Last fall, I did not come home with any yearlings on my list, but I kept my list. Now that we are deep into the summer of 2022, most 2-year-old horses have qualified. I pull out my list, always curious to learn which ones made it to the races and whether they raced well or marginally.
The point of this exercise is not to tear my hair out for passing on a good prospect or to sigh in relief that I did not buy one I liked – the point is to try to improve. (BTW, only five of my 20 appear to be decent choices, 15, not so much. Only one of the 20 on my list looks to be a stakes performer). I did this post-game analysis to better prepare for this year’s yearling sales. Plus, it is fun.

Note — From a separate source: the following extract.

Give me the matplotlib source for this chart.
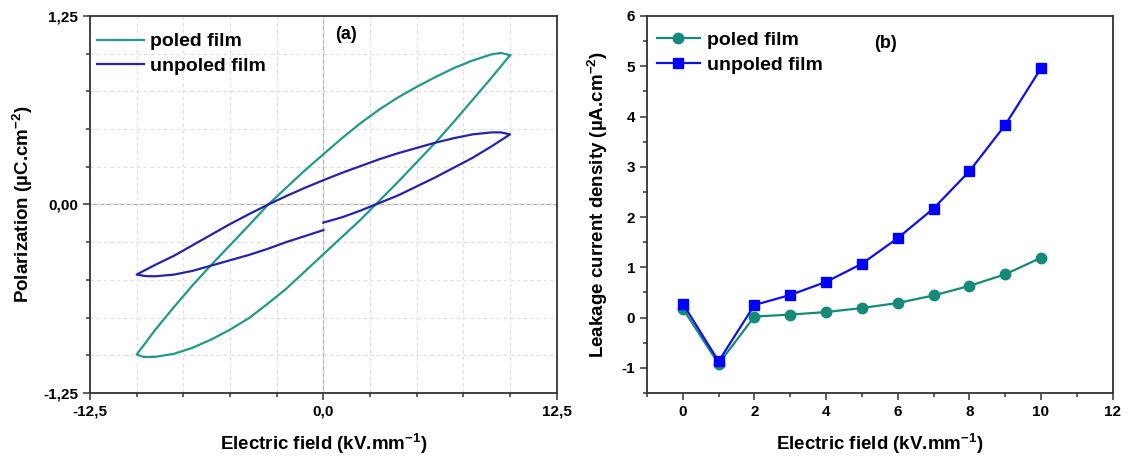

You always remember how the yearling you bought turned out, but it is easy to lose track of the yearlings you had an interest in but did not purchase. You don’t learn much by simply rushing into the next game. Failing to reflect on the water over the dam is human nature. Most of us want to get to the next fishing spot. But looking back at our paths not taken in the sales arena is simple, fun, and does not cost a dime. Revisiting the performance of yearlings we favored but did not purchase gives us a chance to test our pet theories and admit what we did wrong.
We all have biases. For example, maybe you could never vote for a political candidate who wears an oversized cowboy hat, or you would not eat a dinner of fried insects, but you may be wrong. Abe Lincoln wore a ridiculous hat, and the scientific investigation reveals that insect diets are healthy, economical, tasty, and sustainable. In reflection, we can, occasionally, overcome our prejudices.
Everyone has different methods and ideas about selecting yearlings — favorite stallions, female families, birth order, etc. Buyers can be scientific, lean into data, or have a feeling in their gut about a yearling. Some of us use theories that others consider dubious at best and may make experts shudder. Many of us find debating these differing valuation concepts an enjoyable part of the process.
As laughable as it may seem, searching for the yearling’s family’s sales results and minimizing the on-track earnings is one of my biases. In other words, regardless of recent racing results, maybe three or more flops in a row from a mare, I feel a horse in this family is about to pop, and at one time, intelligent people saw some value.
Another theory, foals born after mid-May are automatic outs for many bidders. They are in for me. There may be scientific data on the late foal issue that supports or refutes this theory, but I have yet to find it.
And bidding on a yearling with three or more white feet is usually a no-go for me. However, theories should not be iron clad. Last year, for one of the first times, a yearling that appealed to me had three white feet that climbed almost up to her knees, and this filly made my list of possibilities.
Yearlings from stallions with four or five crops on the ground and have fallen out of favor always get a good hard look from me. Who cares if they may not be the hottest ticket in town, a fading star can be a good value, and I will gladly ride the caboose to glory.
Keep your lists. Looking back on last season’s list gives an opportunity, at no cost, to find if your theories are validated or nullified. Reflecting on roads not taken is fun, accessible, and instructive.
Here are some lessons learned from last year’s list of horses I did not buy: My percentage of one stake horse out of 20 yearlings is not very good, and that filly with three white feet is racing nicely.
Picking yearlings is not a perfect science, but it is addictive and intriguing. Reflection is good.
My list for this year is under construction, and I will archive the list for next year.